这是一个由强者支配着的世界,最高的统治者是Attack,他们可以任意支配任何一个不属于他们的东西
而accept却是这个世界的弱者,只能被支配🙃
清晨的阳光透过窗户,照亮了房间里的每个角落,唯独照亮不了吴南柯的心。
“南柯,可以吗?”郑訾衍来势汹汹的将唇齿靠在訾衍的腺体上,两人紧拥在一起,仿佛要融为一体似的。
“别犯贱了,我不过是禾欣的替代品罢了,我已经不爱你了”南柯的话如履薄冰,亦如他早已逝去的心悸.
信息素在屋里蔓延开来,玫瑰的花香宛如使人发狂的催情剂一般张狂而又无辜,点缀着屋子里的每个角落,为郑訾衍的行为又增添了一份猖獗。
房间中,不断升温的感情,似乎灯光也不再那么明亮了,湿气充满了房间。温暖,粘腻,是情的味道,只是情的味道。

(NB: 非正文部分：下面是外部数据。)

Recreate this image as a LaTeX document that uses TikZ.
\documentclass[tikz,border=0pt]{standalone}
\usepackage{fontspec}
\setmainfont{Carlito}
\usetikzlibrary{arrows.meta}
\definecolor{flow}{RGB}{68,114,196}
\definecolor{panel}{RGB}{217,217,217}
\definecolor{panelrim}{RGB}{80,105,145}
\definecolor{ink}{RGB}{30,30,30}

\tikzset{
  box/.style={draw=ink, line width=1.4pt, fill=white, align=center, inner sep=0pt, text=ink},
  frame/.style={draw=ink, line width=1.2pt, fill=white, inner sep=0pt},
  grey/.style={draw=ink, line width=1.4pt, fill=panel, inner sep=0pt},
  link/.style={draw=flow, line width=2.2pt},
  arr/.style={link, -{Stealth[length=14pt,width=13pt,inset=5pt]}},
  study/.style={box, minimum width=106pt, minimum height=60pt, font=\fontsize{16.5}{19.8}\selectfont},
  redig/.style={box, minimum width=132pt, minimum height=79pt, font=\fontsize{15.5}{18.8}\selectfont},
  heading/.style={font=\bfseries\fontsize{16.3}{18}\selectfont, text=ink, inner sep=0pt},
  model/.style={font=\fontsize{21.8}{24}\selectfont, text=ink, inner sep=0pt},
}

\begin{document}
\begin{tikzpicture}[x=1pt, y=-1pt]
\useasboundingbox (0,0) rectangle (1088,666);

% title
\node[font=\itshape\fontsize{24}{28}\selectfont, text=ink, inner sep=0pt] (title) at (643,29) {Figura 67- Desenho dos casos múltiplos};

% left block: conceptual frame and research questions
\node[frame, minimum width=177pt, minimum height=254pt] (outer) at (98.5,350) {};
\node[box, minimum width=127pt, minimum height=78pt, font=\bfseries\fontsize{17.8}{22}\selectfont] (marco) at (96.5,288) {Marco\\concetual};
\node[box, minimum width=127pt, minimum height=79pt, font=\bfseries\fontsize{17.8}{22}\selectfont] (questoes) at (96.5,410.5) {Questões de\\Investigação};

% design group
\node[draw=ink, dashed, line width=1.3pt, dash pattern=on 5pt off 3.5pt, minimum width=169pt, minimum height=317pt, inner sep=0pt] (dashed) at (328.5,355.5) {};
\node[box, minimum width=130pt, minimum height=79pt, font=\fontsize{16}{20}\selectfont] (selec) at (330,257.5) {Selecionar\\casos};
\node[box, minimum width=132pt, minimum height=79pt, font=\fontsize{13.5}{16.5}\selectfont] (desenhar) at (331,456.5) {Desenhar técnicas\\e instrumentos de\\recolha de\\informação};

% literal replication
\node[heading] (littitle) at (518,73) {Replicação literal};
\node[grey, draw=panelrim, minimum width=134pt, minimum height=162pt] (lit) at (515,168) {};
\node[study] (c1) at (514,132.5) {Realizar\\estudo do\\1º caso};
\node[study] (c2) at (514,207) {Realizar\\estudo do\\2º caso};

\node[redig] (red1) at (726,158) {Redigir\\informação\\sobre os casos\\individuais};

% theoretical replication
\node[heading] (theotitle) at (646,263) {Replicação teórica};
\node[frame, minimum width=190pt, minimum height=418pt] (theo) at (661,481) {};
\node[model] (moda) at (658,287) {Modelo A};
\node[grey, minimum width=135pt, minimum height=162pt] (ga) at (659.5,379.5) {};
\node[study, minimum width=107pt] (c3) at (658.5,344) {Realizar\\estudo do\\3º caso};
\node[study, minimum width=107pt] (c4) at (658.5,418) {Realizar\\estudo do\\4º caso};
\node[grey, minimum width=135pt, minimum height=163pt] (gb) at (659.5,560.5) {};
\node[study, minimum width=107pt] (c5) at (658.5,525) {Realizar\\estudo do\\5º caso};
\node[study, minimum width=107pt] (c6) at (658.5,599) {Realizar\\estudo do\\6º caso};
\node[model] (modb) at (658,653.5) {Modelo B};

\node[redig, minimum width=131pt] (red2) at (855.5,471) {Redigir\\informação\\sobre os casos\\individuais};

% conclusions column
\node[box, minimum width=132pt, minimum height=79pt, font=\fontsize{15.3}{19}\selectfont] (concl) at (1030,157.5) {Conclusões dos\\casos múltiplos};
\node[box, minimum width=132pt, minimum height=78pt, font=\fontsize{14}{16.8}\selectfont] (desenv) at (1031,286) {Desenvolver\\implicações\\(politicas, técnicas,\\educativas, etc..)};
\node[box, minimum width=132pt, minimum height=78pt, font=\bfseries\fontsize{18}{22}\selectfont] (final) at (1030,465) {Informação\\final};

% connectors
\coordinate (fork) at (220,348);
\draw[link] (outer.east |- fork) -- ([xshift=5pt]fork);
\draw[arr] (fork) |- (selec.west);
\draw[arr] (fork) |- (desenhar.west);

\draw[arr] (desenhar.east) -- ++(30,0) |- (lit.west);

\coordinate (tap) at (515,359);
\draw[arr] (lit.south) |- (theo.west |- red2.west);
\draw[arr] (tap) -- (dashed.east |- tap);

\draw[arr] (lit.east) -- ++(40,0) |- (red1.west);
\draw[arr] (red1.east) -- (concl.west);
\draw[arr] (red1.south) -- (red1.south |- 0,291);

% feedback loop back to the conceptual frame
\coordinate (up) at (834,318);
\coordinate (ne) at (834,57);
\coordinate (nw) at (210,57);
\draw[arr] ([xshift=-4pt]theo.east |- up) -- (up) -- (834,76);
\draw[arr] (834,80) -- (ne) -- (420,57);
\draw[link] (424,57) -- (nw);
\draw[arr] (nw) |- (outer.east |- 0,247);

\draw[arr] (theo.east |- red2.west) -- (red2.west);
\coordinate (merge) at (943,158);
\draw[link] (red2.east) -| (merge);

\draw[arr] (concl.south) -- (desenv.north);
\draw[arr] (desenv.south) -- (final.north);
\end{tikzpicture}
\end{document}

那种感觉似乎是灵魂与肉体纠缠不清,在这里,宣泄着最原始的,也是最痛快的情绪,灵魂纠缠,肉体交错,眼中尽显现出了,几分温柔几分惊愕,还有些许愉快,似乎此时什么事都不太重要,时不时的几分喘气,加重了灵魂的纠缠,撩人心弦。
但吴南柯并不这样觉得,他只觉得恶心,恶心透顶……
脖颈后的腺体被咬碎,剧烈的疼痛使他头脑空白。
“你既然早已与禾欣有了云雨情欢之事,还来找我干什么?!”
吴南柯曾经骂他是狗,但他又何尝不是? 失去对世俗的欲望、对人间烟火里的世情,只存留于郑訾衍为吴南柯编制的如梦如幻的小世界。
他深知,这个一心爱他的郑訾衍,只是上帝恩赐的梦境。某天梦醒了,留给他的,不过是旖旎缝绻过后的萧索孤寂。

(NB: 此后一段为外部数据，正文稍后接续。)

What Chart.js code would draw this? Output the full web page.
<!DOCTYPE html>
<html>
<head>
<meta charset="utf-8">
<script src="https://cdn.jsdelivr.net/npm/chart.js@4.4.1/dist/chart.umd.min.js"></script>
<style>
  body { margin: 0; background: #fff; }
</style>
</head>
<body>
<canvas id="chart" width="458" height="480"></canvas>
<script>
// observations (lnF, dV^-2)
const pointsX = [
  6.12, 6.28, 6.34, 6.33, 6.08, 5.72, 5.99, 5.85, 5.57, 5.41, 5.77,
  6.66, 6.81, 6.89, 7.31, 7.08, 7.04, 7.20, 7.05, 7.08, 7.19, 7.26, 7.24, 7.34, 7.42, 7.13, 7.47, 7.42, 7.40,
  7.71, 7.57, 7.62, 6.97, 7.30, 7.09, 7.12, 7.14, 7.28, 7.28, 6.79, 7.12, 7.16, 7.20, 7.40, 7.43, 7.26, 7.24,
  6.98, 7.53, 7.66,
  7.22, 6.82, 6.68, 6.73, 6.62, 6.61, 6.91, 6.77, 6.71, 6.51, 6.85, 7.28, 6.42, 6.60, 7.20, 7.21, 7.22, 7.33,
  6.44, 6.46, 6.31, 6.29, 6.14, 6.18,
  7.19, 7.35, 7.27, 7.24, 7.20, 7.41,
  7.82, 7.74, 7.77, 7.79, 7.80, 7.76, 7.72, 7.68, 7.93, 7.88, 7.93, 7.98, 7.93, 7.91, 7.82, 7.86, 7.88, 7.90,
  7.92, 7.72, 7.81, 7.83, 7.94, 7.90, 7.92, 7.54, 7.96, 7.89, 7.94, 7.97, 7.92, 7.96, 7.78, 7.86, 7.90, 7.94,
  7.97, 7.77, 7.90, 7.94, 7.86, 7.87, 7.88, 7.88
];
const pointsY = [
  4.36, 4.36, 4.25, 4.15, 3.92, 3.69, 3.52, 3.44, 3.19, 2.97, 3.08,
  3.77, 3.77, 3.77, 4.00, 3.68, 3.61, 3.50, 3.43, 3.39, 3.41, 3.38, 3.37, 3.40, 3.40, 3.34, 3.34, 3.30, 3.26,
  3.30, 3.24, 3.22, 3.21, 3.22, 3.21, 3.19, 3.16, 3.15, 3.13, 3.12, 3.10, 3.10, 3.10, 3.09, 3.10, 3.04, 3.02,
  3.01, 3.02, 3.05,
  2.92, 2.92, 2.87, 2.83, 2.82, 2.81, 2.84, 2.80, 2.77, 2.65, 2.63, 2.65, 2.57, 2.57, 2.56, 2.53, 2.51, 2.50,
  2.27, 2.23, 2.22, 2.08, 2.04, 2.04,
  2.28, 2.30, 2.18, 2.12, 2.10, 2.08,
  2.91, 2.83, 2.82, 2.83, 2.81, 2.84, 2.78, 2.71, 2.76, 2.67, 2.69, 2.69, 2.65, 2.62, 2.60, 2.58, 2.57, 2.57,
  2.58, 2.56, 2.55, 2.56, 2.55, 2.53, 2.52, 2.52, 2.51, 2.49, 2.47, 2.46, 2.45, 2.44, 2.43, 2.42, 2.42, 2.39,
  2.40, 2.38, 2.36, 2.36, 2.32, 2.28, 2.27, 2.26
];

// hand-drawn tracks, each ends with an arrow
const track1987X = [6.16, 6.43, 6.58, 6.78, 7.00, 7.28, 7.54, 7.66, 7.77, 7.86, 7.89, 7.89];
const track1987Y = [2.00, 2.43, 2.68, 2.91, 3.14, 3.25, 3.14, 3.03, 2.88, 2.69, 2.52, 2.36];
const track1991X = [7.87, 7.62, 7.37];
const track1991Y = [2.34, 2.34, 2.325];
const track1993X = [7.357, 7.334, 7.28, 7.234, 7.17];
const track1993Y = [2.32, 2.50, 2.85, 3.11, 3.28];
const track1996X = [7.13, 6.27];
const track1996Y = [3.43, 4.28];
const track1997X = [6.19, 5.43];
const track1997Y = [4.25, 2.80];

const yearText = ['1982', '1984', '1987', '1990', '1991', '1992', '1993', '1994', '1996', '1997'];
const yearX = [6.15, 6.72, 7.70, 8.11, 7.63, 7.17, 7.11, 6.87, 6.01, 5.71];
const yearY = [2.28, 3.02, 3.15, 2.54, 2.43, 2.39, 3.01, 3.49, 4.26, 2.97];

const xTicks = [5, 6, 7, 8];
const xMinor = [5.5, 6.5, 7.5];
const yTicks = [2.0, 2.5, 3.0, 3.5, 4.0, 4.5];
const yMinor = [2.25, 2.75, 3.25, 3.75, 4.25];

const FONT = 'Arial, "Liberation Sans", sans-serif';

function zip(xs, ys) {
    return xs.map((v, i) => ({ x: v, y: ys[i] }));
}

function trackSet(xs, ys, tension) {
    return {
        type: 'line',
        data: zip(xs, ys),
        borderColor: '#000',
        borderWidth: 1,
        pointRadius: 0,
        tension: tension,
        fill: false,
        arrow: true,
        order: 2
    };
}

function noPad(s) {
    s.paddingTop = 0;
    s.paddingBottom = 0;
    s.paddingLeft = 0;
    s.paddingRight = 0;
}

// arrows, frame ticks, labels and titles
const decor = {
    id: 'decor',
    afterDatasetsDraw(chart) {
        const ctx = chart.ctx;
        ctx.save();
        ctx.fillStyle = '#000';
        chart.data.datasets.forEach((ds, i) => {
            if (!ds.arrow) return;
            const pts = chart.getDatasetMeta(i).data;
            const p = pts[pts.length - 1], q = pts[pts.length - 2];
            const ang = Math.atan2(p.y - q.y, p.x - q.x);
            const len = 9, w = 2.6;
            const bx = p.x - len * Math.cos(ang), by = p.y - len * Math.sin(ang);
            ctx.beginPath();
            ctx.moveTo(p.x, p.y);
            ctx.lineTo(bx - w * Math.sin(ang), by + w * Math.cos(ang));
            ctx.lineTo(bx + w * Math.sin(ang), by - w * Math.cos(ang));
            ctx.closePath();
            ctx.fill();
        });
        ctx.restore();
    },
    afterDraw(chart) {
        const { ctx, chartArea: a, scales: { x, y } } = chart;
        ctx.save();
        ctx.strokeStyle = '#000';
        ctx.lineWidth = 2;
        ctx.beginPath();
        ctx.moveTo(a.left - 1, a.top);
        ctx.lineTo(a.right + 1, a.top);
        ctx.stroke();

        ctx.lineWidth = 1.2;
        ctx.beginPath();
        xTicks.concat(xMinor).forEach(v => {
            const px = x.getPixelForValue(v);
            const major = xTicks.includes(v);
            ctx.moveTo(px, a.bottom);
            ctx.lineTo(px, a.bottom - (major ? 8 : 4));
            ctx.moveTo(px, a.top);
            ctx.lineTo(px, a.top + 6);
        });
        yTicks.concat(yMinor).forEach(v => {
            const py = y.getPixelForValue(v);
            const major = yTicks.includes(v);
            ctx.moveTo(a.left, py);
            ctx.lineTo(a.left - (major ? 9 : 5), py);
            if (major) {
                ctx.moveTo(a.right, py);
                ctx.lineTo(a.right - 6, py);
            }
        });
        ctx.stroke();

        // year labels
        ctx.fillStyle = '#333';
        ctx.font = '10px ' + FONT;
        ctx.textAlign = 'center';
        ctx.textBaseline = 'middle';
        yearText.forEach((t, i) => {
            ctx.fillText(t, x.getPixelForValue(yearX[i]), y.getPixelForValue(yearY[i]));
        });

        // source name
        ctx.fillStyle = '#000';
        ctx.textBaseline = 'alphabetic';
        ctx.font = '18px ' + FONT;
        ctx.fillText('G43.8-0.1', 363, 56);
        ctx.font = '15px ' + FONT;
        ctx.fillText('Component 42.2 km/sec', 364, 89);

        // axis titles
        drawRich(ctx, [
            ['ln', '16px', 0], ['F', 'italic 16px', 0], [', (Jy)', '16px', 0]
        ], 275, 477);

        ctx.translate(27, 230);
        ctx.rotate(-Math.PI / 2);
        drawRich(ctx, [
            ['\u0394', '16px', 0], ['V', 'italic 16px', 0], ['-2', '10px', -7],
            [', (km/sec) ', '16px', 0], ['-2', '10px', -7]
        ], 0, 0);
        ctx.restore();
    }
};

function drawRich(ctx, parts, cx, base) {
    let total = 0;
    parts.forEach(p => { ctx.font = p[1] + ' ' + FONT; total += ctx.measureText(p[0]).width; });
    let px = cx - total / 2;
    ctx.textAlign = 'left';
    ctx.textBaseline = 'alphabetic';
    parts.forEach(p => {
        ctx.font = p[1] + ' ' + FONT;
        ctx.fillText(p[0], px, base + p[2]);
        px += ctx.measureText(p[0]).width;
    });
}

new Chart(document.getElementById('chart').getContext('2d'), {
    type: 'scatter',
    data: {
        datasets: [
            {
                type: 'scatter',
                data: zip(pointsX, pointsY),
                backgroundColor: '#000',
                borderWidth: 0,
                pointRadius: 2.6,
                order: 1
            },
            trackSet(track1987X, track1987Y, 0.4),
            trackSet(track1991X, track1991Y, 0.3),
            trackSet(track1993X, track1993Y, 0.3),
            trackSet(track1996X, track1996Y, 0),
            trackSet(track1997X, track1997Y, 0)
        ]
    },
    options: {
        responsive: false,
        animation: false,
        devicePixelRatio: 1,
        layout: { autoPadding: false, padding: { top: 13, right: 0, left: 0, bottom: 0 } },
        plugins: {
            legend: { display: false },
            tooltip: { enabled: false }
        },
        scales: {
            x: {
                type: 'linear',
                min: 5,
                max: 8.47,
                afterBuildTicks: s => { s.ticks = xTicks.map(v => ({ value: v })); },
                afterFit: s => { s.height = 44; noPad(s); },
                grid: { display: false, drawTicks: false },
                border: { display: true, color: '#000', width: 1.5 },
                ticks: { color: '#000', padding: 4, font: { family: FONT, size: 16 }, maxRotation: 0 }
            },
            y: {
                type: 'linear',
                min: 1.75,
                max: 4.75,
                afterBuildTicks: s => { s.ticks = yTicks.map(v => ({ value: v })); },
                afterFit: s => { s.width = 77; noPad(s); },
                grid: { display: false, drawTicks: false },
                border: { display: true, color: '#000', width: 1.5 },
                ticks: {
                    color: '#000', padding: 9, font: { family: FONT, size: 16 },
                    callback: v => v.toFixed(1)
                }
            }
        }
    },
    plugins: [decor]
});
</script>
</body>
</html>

吴南柯的梦境仿佛是个混乱的剧场, 各种绝望和期盼交织在一起,让他无所适从。
“不是的,南柯, 我……”吴南柯不听他的 解释,只是在一遍又一遍的想着他的梦,一场宛如世纪的大梦。
我偷偷的碰了你一下,却不料你如蒲公英般散开,此后到处都是你的模样。
许是南柯的梦醒了吧。
他想,他才不要这虚无的恩赐,他宁愿始终保持清醒的头脑,冷眼旁观所有的悲欢离合,直至境碎梦止,尘埃落定。
他挣脱出郑訾衍的束缚,看向窗外下面的玫瑰园,这是郑訾衍和他第一次交往为他一株株种下的,一共9999株,最后一株是他这一世的宿命。
他终是跳了下去。
他深知,没人可以嘲笑斯德哥尔摩患者,对,没有人可以!带着心头血的藤蔓在他的心底蔓延,注着他的心魄,在他全身开了玫瑰花 。
我从十米高台跳下,死在玫瑰的暮色里。
“南柯,是个有野心的小家伙呢~”这是几年前有人这么说过他,他一直记得。